Morsi Shehata, general manager of Cairo-based Spring Tours Egypt, which organizes beach vacations in Sharm el-Sheikh and has 12 Nile cruise boats, said the British government’s decision will undoubtedly cause a “negative impact” on his business.

“All this has actually caused a panic among the tourists,” he said at the tourism fair, where he had been hoping for a fresh start following the years of tumult since longtime autocrat Hosni Mubarak was overthrown in a 2011 popular uprising.

“Of course there are some worries now,” said Shehata, whose company has put up about 65 of its British clients in a hotel in Sharm el-Sheikh as they await news on how they can return home.

Back in Luxor, authorities pushed on with a new exploration that has garnered much interest – the scanning of Tutankhamun’s tomb in the Valley of the Kings, in hopes of discovering a new antechamber.

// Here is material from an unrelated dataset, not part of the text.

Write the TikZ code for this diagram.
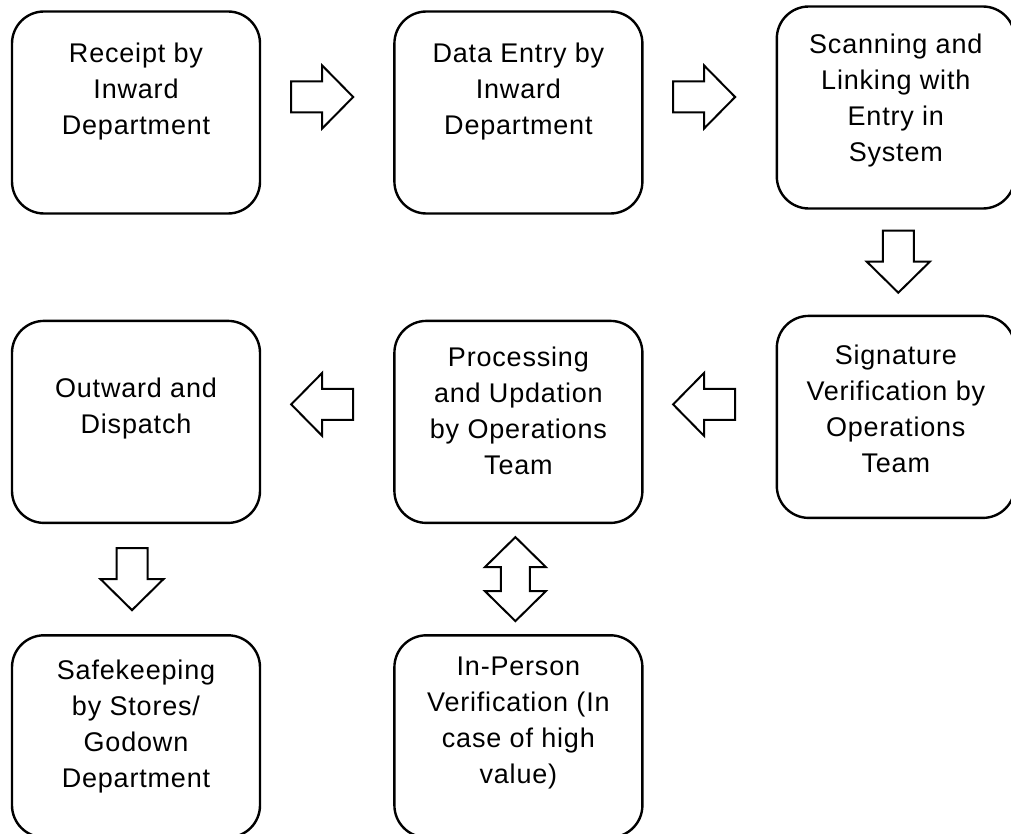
\documentclass[tikz,border=0pt]{standalone}
\usepackage{fontspec}
\setmainfont{Liberation Sans}[LetterSpace=3]
\usepackage{tikz}
\usetikzlibrary{positioning,calc}

\tikzset{
  pics/blockarr/.style={code={
    \draw[arrline] (-31,-15.5) -- (0,-15.5) -- (0,-31.5) -- (31,0)
      -- (0,31.5) -- (0,15.5) -- (-31,15.5) -- cycle;
  }},
  pics/dblarr/.style={code={
    \draw[arrline] (-42,0) -- (-12,-30.5) -- (-12,-14.5) -- (12,-14.5)
      -- (12,-30.5) -- (42,0) -- (12,30.5) -- (12,14.5) -- (-12,14.5)
      -- (-12,30.5) -- cycle;
  }}
}

\begin{document}
\begin{tikzpicture}[
  x=0.5pt, y=-0.5pt,
  font=\fontsize{13.5}{18}\selectfont,
  node distance=52.5pt and 66pt,
  stage/.style={
    rectangle, rounded corners=16pt, draw=black, line width=1.2pt,
    minimum width=124pt, minimum height=101pt, inner sep=0pt
  },
  stagetxt/.style={align=center, inner sep=0pt},
  arrline/.style={draw=black, fill=white, line width=1pt, line join=miter}
]
\useasboundingbox (0,0) rectangle (1011,834);

% --- Row 1: inward ---
\node[stage] (recv) at (136,112.5) {};
\node[stage, right=of recv] (entry) {};
\node[stage, right=of entry, yshift=2.5pt, minimum width=119pt] (scan) {};

% --- Row 2: checks and processing ---
\node[stage, below=of scan, minimum width=119pt] (verify) {};
\node[stage, left=of verify, yshift=-2.5pt] (process) {};
\node[stage, left=of process] (outward) {};

% --- Row 3 ---
\node[stage, below=55pt of outward] (safe) {};
\node[stage, below=55pt of process] (inperson) {};

% --- Box texts ---
\node[stagetxt] (recv-t) at ([yshift=10.5pt]recv.center) {Receipt by\\Inward\\Department};
\node[stagetxt] (entry-t) at ([yshift=10.5pt]entry.center) {Data Entry by\\Inward\\Department};
\node[stagetxt] (scan-t) at ([yshift=3.5pt]scan.center) {Scanning and\\Linking with\\Entry in\\System};
\node[stagetxt] (verify-t) at ([yshift=4pt]verify.center) {Signature\\Verification by\\Operations\\Team};
\node[stagetxt] (process-t) at ([yshift=5.5pt]process.center) {Processing\\and Updation\\by Operations\\Team};
\node[stagetxt] (outward-t) at ([yshift=6.5pt]outward.center) {Outward and\\Dispatch};
\node[stagetxt] (safe-t) at ([yshift=5pt]safe.center) {Safekeeping\\by Stores/\\Godown\\Department};
\node[stagetxt] (inperson-t) at ([yshift=6.5pt]inperson.center) {In-Person\\Verification (In\\case of high\\value)};

% --- Block arrows ---
\foreach \from/\to/\ang/\dx/\dy in {recv/entry/0/-5/-15.5, entry/scan/0/-3/-13,
    scan/verify/-90/2.5/-0.5, verify/process/180/-3/-15,
    process/outward/180/-5/-17.5, outward/safe/-90/-4/0}
  \pic[rotate=\ang] at ($(\from)!.5!(\to)+(\dx,\dy)$) {blockarr};
\pic[rotate=90] at ($(process)!.5!(inperson)+(-3,0)$) {dblarr};

\end{tikzpicture}
\end{document}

British Egyptologist Nicholas Reeves, in Luxor for the scanning on Thursday, speculates that the tomb could conceal two unexplored doorways, one of which perhaps leads to the tomb of Queen Nefertiti, fabled for her beauty and famous since her bust was discovered in 1912.

Eldamaty says infrared thermography will be used to scan the tomb overnight, with another scan at the end of the month and results released by the end of the year, although he doubts Reeves’ theory that Nefertiti’s tomb lies within.

“We will scan to find what is behind the burial chamber,” he said. “I agree with him that we will find something – but not Nefertiti, maybe another grand lady.”